Global X announced the latest expansion to its rapidly-growing product lineup, rolling out a fund designed to deliver exposure to the global automotive industry. The Global X Auto ETF (VROM) will seek to replicate a benchmark of companies that are engaged in the production of automobiles, automobile parts, tires and related activities, including 50 of the largest and most actively traded companies worldwide that are principally engaged (derive greater than 50% of revenues from sources listed above) in the automobile industry. The underlying S-Network Global Automotive Index makes its largest country allocations to traditional auto powerhouses: Germany, Japan and the U.S. all account for about 23% of the underlying portfolio, while Toyota (NYSE:TM), Daimler (OTCPK:DDAIF) and Ford (NYSE:F) are among the largest individual components.
In addition to heavy weightings in some of the world’s largest producers of automobiles, the fund will also offer exposure to smaller companies that develop automotive parts, potentially giving investors a more thorough cross-section of the car industry and diversifying exposure away from mega caps. One example of this broader automotive focus is Johnson Controls (NYSE:JCI), which provides car batteries, interiors and electronics to a variety of manufacturers in the car industry, and makes up roughly 4% of VROM’s total assets. The company, like many others that provide parts and supplies to car manufacturers, are often highly correlated to major car companies like Ford, making it a play on the sector at large as well.
Auto Industry Under the Microscope
While the U.S. automotive industry is on the rebound, the real appeal of an investment in the car business lies in the overseas markets. Driven by new-found wealth and ongoing urbanization, emerging markets such as China and India have become the most important regions for global auto companies seeking to boost growth in these up-and-coming locales. In 2009, China surpassed the U.S. to become the biggest automotive market by number of vehicles sold, and in 2010 emerging markets accounted for more than half of global light-vehicle sales for the first time ever. Car sales in China are expected to grow by 11% this year, while units sold in India are projected to jump by 17% in 2011, giving companies in the sector a chance to grow despite lackluster performances in many of the world’s key developed markets.
Despite the tremendous growth in recent years, the potential in emerging markets remains enormous. In China, approximately 57 out of every 1,000 people own a car. In Australia, that figure is 717, and in the U.S. the ownership rate is close to 80%. Many emerging markets, including India, maintain car ownership rates that are considerably lower than China’s - but are growing at an impressive pace nonetheless.
VROM could also have appeal as a trading vehicle on certain days. Automotive stocks often seek significant spikes in volume and volatility when major manufacturers report their monthly sales totals. Earnings reports from members of the “big three” or more global auto producers can also put the sector in the spotlight, potentially creating short-term opportunities in both directions.
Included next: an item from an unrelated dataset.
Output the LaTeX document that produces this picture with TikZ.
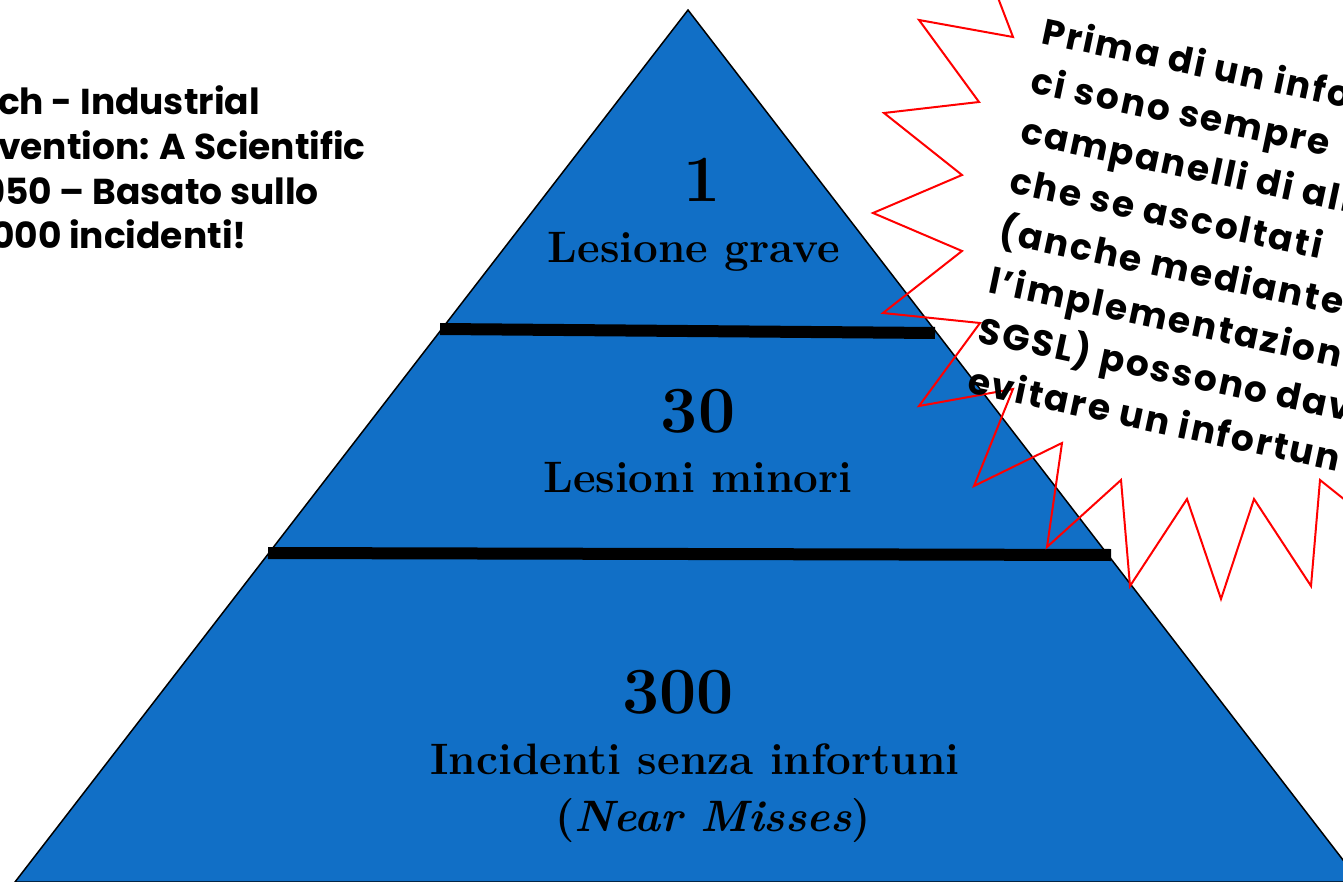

VROM vs. CARZ: Head-to-Head
This new fund will compete most closely with the recently-launched Nasdaq Global Auto Index Fund (NASDAQ:CARZ) from First Trust. This fund adopts a similar strategy when it comes to investing in the car industry as it gives the biggest weightings to companies in Japan, Germany and the U.S. However, beyond this initial glance there are some striking differences between CARZ and VROM. First is the total number of holdings and the general focus on the industry. CARZ invests in just 32 securities compared to 50 for VROM, a fact that is likely a reflection of Global X’s wide net approach and the focus of CARZ on just the major manufacturers of automobiles.
Another large difference between the two is the weighting afforded to General Motors (NYSE:GM). In CARZ, GM receives the second highest weighting at just over 7.6% while the automotive giant gets under 3% from Global X and barely sneaks into the top 10 for the fund’s holdings as a result. In terms of country exposure, similar issues arise as Japan makes up nearly 32% of CARZ while German and U.S. holdings are 20.2% and 17.7%, respectively. This is in sharp contrast to VROM which affords each of these three auto producing countries a roughly equal weight of about 23% each. Emerging market exposure is also different between the two as CARZ puts roughly 6% in emerging countries - with the lion’s share of that going to Chinese firms - while VROM has close to 10% of its assets in emerging markets, with companies from China, India, and Indonesia all being represented.
VROM is also cheaper than the First Trust product, charging 0.65% compared to 0.70% for CARZ.
Despite these differences, both products remain viable choices for investors seeking more granulated exposure to the automotive industry. Thanks to the new fund from Global X, investors can now choose if they want to get broad exposure to companies that are engaged in some aspect of the automotive process or if they would rather invest in just the major production firms that are responsible for providing the finished products to the masses.
Disclosure: No positions at time of writing.